XLI. TOBACCO.

Previous

THE use of tobacco is not as excessive among the Twanas as among many Indians—not as much so as among the Clallams. Seldom is one seen smoking or chewing, though a large share of the Indians use it a little. Yet not much of a direct war has been waged against it. There have been so many greater evils against which it seemed necessary to contend that I hardly thought it wise to speak much in public against it. Still a quiet influence has been exerted against it. The agent never uses it, and very few of the employees have done so. This example has done something.

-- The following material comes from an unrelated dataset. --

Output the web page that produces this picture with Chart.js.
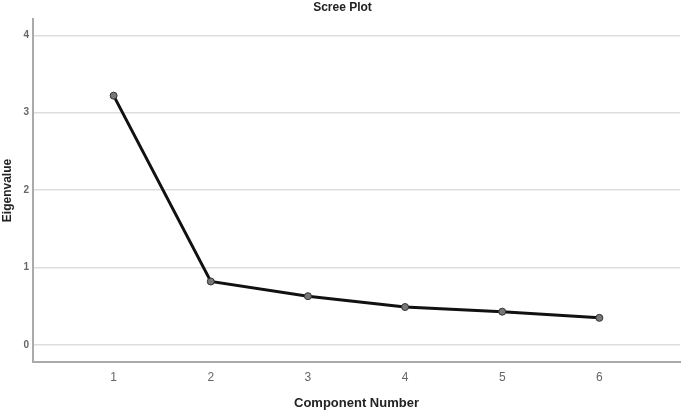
<!DOCTYPE html>
<html>
<head>
<meta charset="utf-8">
<script src="https://cdn.jsdelivr.net/npm/chart.js@4"></script>
<style>
  html, body { margin: 0; padding: 0; background: #fff; }
  #wrap { width: 685px; height: 413px; }
</style>
</head>
<body>
<div id="wrap"><canvas id="scree"></canvas></div>
<script>
const components = [1, 2, 3, 4, 5, 6]
const eigenvalues = [3.22, 0.82, 0.63, 0.49, 0.43, 0.35]
const yTicks = [0, 1, 2, 3, 4]

const fontFam = '"Liberation Sans", Arial, sans-serif'

const config = {
    type: 'line',
    data: {
        datasets: [{
            label: 'Eigenvalue',
            data: components.map((c, i) => ({ x: c, y: eigenvalues[i] })),
            borderColor: '#111',
            borderWidth: 3,
            pointRadius: 3.5,
            pointBackgroundColor: '#777',
            pointBorderColor: '#333',
            pointBorderWidth: 1,
            tension: 0
        }]
    },
    options: {
        responsive: true,
        maintainAspectRatio: false,
        animation: false,
        layout: { padding: { left: 0, right: 0, top: 0, bottom: 2 } },
        plugins: {
            legend: { display: false },
            tooltip: { enabled: false },
            title: {
                display: true,
                text: 'Scree Plot',
                color: '#222',
                font: { family: fontFam, size: 12, weight: 'bold' },
                padding: { top: 0, bottom: 4.6 }
            }
        },
        scales: {
            x: {
                type: 'linear',
                min: 0.17,
                max: 6.83,
                afterBuildTicks: s => { s.ticks = components.map(v => ({ value: v })) },
                afterFit: s => { s.height = 49 },
                grid: { display: false, drawTicks: false },
                border: { display: true, color: '#aaa', width: 2 },
                ticks: {
                    color: '#666',
                    padding: 8,
                    font: { family: fontFam, size: 12 }
                },
                title: {
                    display: true,
                    text: 'Component Number',
                    color: '#222',
                    padding: 0,
                    font: { family: fontFam, size: 13, weight: 'bold' }
                }
            },
            y: {
                min: -0.22,
                max: 4.21,
                afterBuildTicks: s => { s.ticks = yTicks.map(v => ({ value: v })) },
                afterFit: s => { s.width = 33 },
                grid: { color: '#ddd', lineWidth: 1.5, drawTicks: false },
                border: { display: true, color: '#aaa', width: 2 },
                ticks: {
                    color: '#666',
                    padding: 4,
                    font: { family: fontFam, size: 10, weight: 'bold' }
                },
                title: {
                    display: true,
                    text: 'Eigenvalue',
                    color: '#222',
                    padding: 0,
                    font: { family: fontFam, size: 12, weight: 'bold' }
                }
            }
        }
    }
}

const myChart = new Chart(document.querySelector('#scree'), config)
</script>
</body>
</html>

The following incident shows the ideas some of them have obtained. About 1876 the school-teacher heard something going on in the boys’ room. He quietly went to the key-hole and listened to see if any mischief were brewing. The result was different from what he had feared. The boys were holding a court. They had their judge and jury, witnesses and lawyers. The culprit was charged with the crime of being drunk. After the prosecution had rested the case, the criminal arose and said about as follows: “May it please your honor, I am a poor man and not able to pay a lawyer, so I shall have to defend myself. There is a little mistake about this case. My name is Captain Chase [a white man of the region]. I came to church on Sunday; the minister did not know me. I was well dressed, and the minister mistook me for another minister. So when he was done, he asked me to say a few words to the Indians. I was in a fix, for I had a large quid of tobacco in my mouth. I tried to excuse myself, but the minister would not take no for an answer. So at last I quietly and secretly took out the tobacco from my mouth [suiting his words with a very apt illustration of how it was done], threw it behind the seat, and went up on the platform to speak. But I was not sharp enough for the Indians. Some of them saw me throw it away, and they thought a minister had no business with tobacco, and that is why I am here; besides I was a little tipsy.” I have enjoyed telling this story to one or two tobacco-using ministers.

Somewhat later a rather wild boy wrote me, asking me to allow him to enter the praying band of Indian boys. He promised to give up his bad habits; and among others he mentioned the use of tobacco, which he said he would abandon.

Within the past year a number of the older Indians have abandoned its use. I have a cigar which was given me by one man. He said that when he determined to stop its use, he had a small piece of tobacco and two cigars, and that for months afterward they lay in his house where they were at that time, and he gave me one of them. Most of those who stopped using it belonged to the shaking set. It was one of the few good things which resulted from that strange affair. But they have been earnestly encouraged to continue as they have begun in this respect.

A white man who has an Indian woman for a wife told me the following. For years both he and his wife used tobacco, himself both chewing and smoking. When she professed to become a Christian, she gave up her tobacco and tried to induce him to do the same, and at last he did so far yield as to stop smoking; but he continued to chew. All her talk did not stop him. But he saw that when he had spit on the floor and stove, she would get a paper or rag and wipe it up, and hence he grew ashamed and stopped chewing in the house, using only a little—when he told me—in the woods when at work.